The Closet aka 클로젯 (keul-lo-jet) (2018 or 2020, depending on the source): Kim Kwang-bin’s South Korean horror film about the disappearance of a daughter thanks to a creature that uses closet doors as dimension doors and the father (Ha Jung-woo) who is trying to rescue her with the help of a somewhat untrustworthy exorcist (Kim Nam-gil) is certainly not going to go down in my books as one of the great horror films from the country. It starts strong, connecting the shared trauma of father and daughter caused by the death of the mother in an accident nicely with the supernatural elements, but once the kid’s gone, things turn into a certainly fast and furious but also not terribly creepy or scary series of jump scares and okay horror set pieces, keeping everything that’s going on too much on the surface and too focussed on cheap and easy shocks. As a carnival ride, it’s still a fair piece of work.

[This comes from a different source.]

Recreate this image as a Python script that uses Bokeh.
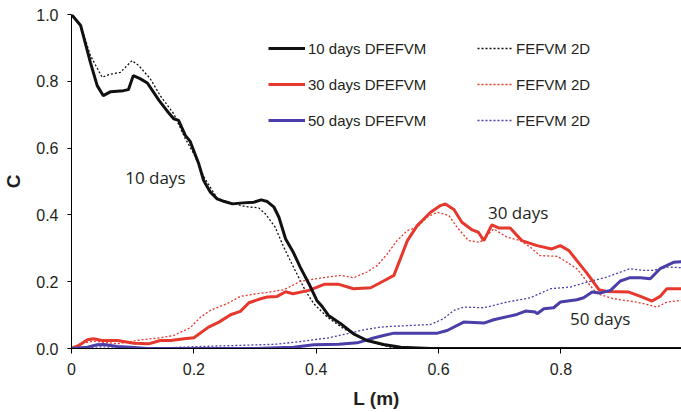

The Big Swindle aka 범죄의 재구성 (2003): Also from South Korea but made a decade earlier, Choi Dong-hoon’s heist movie mixes broad and subtle comedy and silly and clever ideas to excellent effect, using the complicated flashback structure beloved by South Korean cinema at the time to make its series of heists, betrayals, revenges, secrets and lies rather more complicated than it actually is. Complicated, not confusing, though, for Choi has a clear eye for character motivation (even when these motives are hidden or confused), and while the characters’ various plans only make sense in a movie world, they absolutely make sense for these characters to have.


The film presents this with great verve, a love for visual gags, and a game cast consisting of people like Park Shin-yang, Baek Yoon-sik and Yum Jung-ah.